**GIVEN INSTRUCTION**
Please transcribe the data below exactly. Leave the pictures out.

**DATASET EXTRACT**

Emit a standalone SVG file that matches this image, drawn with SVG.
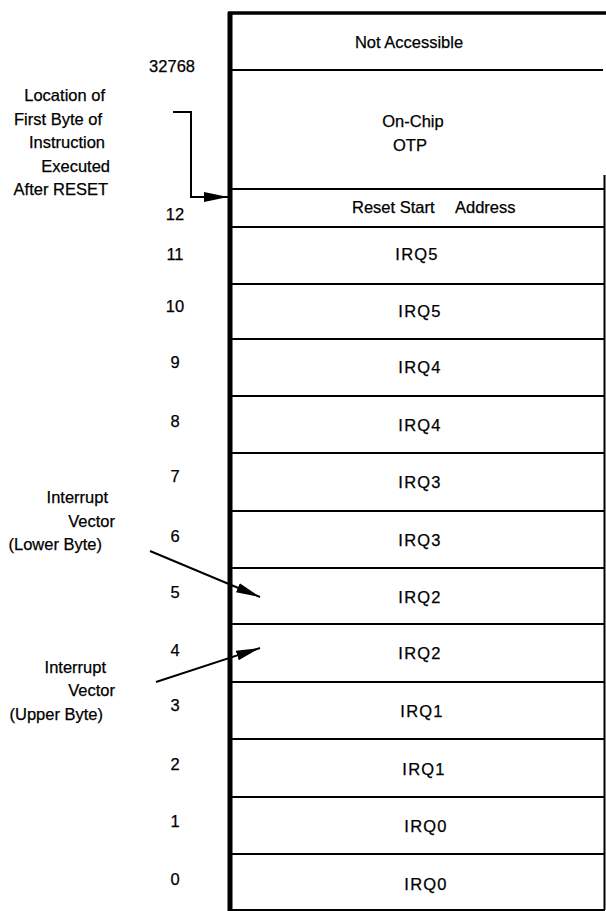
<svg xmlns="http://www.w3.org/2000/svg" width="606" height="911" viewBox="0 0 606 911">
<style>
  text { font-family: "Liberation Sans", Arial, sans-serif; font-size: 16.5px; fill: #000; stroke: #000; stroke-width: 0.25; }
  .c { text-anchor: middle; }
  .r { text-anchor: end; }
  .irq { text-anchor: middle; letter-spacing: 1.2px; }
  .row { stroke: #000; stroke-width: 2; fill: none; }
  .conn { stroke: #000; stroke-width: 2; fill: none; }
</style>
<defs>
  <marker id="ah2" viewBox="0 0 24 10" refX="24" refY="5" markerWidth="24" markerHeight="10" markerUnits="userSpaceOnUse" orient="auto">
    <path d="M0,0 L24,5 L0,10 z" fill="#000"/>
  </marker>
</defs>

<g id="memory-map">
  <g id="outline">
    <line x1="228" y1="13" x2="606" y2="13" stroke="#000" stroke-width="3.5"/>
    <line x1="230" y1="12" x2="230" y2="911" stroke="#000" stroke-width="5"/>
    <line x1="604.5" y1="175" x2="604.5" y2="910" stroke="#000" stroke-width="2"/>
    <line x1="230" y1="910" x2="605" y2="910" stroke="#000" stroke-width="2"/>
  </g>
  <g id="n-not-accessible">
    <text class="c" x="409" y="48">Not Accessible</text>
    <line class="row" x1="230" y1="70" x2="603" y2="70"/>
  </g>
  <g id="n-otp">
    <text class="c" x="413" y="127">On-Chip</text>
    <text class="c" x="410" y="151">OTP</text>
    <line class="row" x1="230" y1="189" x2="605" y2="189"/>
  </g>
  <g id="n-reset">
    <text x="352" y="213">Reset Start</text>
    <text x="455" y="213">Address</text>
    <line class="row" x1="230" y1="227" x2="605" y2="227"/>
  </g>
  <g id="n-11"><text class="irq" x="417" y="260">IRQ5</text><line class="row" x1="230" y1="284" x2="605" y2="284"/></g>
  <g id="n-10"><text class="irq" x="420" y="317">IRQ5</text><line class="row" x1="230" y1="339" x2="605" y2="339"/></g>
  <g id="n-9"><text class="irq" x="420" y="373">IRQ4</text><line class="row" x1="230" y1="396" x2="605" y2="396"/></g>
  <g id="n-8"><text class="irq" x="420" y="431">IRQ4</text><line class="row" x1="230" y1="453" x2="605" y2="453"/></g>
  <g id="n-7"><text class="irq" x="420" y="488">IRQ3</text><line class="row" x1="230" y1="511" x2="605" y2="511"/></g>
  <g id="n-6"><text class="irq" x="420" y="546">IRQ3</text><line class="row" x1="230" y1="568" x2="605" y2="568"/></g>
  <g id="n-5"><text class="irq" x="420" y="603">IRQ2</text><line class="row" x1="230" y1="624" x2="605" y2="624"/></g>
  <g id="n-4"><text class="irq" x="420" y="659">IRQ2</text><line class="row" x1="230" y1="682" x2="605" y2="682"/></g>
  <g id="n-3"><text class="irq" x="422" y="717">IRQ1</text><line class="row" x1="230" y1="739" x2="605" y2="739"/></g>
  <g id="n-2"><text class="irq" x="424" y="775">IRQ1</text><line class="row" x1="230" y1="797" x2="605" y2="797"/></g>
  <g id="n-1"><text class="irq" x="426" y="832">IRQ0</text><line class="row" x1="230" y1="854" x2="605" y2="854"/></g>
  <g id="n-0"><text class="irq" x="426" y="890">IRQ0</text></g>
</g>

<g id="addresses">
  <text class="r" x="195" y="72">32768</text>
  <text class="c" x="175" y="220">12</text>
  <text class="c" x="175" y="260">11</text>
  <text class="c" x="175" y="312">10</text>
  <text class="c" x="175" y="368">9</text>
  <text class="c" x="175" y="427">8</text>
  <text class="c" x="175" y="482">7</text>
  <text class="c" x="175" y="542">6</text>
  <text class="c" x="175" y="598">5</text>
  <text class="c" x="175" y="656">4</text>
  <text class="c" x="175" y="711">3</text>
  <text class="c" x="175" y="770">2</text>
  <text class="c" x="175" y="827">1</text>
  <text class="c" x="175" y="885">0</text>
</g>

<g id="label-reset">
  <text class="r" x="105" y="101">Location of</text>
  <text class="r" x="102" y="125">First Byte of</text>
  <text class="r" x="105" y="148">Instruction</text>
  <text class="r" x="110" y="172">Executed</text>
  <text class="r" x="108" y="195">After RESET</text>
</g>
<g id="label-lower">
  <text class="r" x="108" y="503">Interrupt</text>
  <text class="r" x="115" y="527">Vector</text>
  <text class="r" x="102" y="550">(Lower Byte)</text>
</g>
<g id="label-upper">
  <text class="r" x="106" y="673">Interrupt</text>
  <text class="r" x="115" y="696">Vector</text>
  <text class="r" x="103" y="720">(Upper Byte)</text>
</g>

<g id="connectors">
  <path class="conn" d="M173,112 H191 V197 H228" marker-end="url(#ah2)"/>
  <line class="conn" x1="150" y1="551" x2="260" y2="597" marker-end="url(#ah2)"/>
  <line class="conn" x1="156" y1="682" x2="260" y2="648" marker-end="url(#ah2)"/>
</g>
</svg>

**FULL SOLUTION**
Emit a standalone SVG file that matches this image, drawn with SVG.
<svg xmlns="http://www.w3.org/2000/svg" width="606" height="911" viewBox="0 0 606 911">
<style>
  text { font-family: "Liberation Sans", Arial, sans-serif; font-size: 16.5px; fill: #000; stroke: #000; stroke-width: 0.25; }
  .c { text-anchor: middle; }
  .r { text-anchor: end; }
  .irq { text-anchor: middle; letter-spacing: 1.2px; }
  .row { stroke: #000; stroke-width: 2; fill: none; }
  .conn { stroke: #000; stroke-width: 2; fill: none; }
</style>
<defs>
  <marker id="ah2" viewBox="0 0 24 10" refX="24" refY="5" markerWidth="24" markerHeight="10" markerUnits="userSpaceOnUse" orient="auto">
    <path d="M0,0 L24,5 L0,10 z" fill="#000"/>
  </marker>
</defs>

<g id="memory-map">
  <g id="outline">
    <line x1="228" y1="13" x2="606" y2="13" stroke="#000" stroke-width="3.5"/>
    <line x1="230" y1="12" x2="230" y2="911" stroke="#000" stroke-width="5"/>
    <line x1="604.5" y1="175" x2="604.5" y2="910" stroke="#000" stroke-width="2"/>
    <line x1="230" y1="910" x2="605" y2="910" stroke="#000" stroke-width="2"/>
  </g>
  <g id="n-not-accessible">
    <text class="c" x="409" y="48">Not Accessible</text>
    <line class="row" x1="230" y1="70" x2="603" y2="70"/>
  </g>
  <g id="n-otp">
    <text class="c" x="413" y="127">On-Chip</text>
    <text class="c" x="410" y="151">OTP</text>
    <line class="row" x1="230" y1="189" x2="605" y2="189"/>
  </g>
  <g id="n-reset">
    <text x="352" y="213">Reset Start</text>
    <text x="455" y="213">Address</text>
    <line class="row" x1="230" y1="227" x2="605" y2="227"/>
  </g>
  <g id="n-11"><text class="irq" x="417" y="260">IRQ5</text><line class="row" x1="230" y1="284" x2="605" y2="284"/></g>
  <g id="n-10"><text class="irq" x="420" y="317">IRQ5</text><line class="row" x1="230" y1="339" x2="605" y2="339"/></g>
  <g id="n-9"><text class="irq" x="420" y="373">IRQ4</text><line class="row" x1="230" y1="396" x2="605" y2="396"/></g>
  <g id="n-8"><text class="irq" x="420" y="431">IRQ4</text><line class="row" x1="230" y1="453" x2="605" y2="453"/></g>
  <g id="n-7"><text class="irq" x="420" y="488">IRQ3</text><line class="row" x1="230" y1="511" x2="605" y2="511"/></g>
  <g id="n-6"><text class="irq" x="420" y="546">IRQ3</text><line class="row" x1="230" y1="568" x2="605" y2="568"/></g>
  <g id="n-5"><text class="irq" x="420" y="603">IRQ2</text><line class="row" x1="230" y1="624" x2="605" y2="624"/></g>
  <g id="n-4"><text class="irq" x="420" y="659">IRQ2</text><line class="row" x1="230" y1="682" x2="605" y2="682"/></g>
  <g id="n-3"><text class="irq" x="422" y="717">IRQ1</text><line class="row" x1="230" y1="739" x2="605" y2="739"/></g>
  <g id="n-2"><text class="irq" x="424" y="775">IRQ1</text><line class="row" x1="230" y1="797" x2="605" y2="797"/></g>
  <g id="n-1"><text class="irq" x="426" y="832">IRQ0</text><line class="row" x1="230" y1="854" x2="605" y2="854"/></g>
  <g id="n-0"><text class="irq" x="426" y="890">IRQ0</text></g>
</g>

<g id="addresses">
  <text class="r" x="195" y="72">32768</text>
  <text class="c" x="175" y="220">12</text>
  <text class="c" x="175" y="260">11</text>
  <text class="c" x="175" y="312">10</text>
  <text class="c" x="175" y="368">9</text>
  <text class="c" x="175" y="427">8</text>
  <text class="c" x="175" y="482">7</text>
  <text class="c" x="175" y="542">6</text>
  <text class="c" x="175" y="598">5</text>
  <text class="c" x="175" y="656">4</text>
  <text class="c" x="175" y="711">3</text>
  <text class="c" x="175" y="770">2</text>
  <text class="c" x="175" y="827">1</text>
  <text class="c" x="175" y="885">0</text>
</g>

<g id="label-reset">
  <text class="r" x="105" y="101">Location of</text>
  <text class="r" x="102" y="125">First Byte of</text>
  <text class="r" x="105" y="148">Instruction</text>
  <text class="r" x="110" y="172">Executed</text>
  <text class="r" x="108" y="195">After RESET</text>
</g>
<g id="label-lower">
  <text class="r" x="108" y="503">Interrupt</text>
  <text class="r" x="115" y="527">Vector</text>
  <text class="r" x="102" y="550">(Lower Byte)</text>
</g>
<g id="label-upper">
  <text class="r" x="106" y="673">Interrupt</text>
  <text class="r" x="115" y="696">Vector</text>
  <text class="r" x="103" y="720">(Upper Byte)</text>
</g>

<g id="connectors">
  <path class="conn" d="M173,112 H191 V197 H228" marker-end="url(#ah2)"/>
  <line class="conn" x1="150" y1="551" x2="260" y2="597" marker-end="url(#ah2)"/>
  <line class="conn" x1="156" y1="682" x2="260" y2="648" marker-end="url(#ah2)"/>
</g>
</svg>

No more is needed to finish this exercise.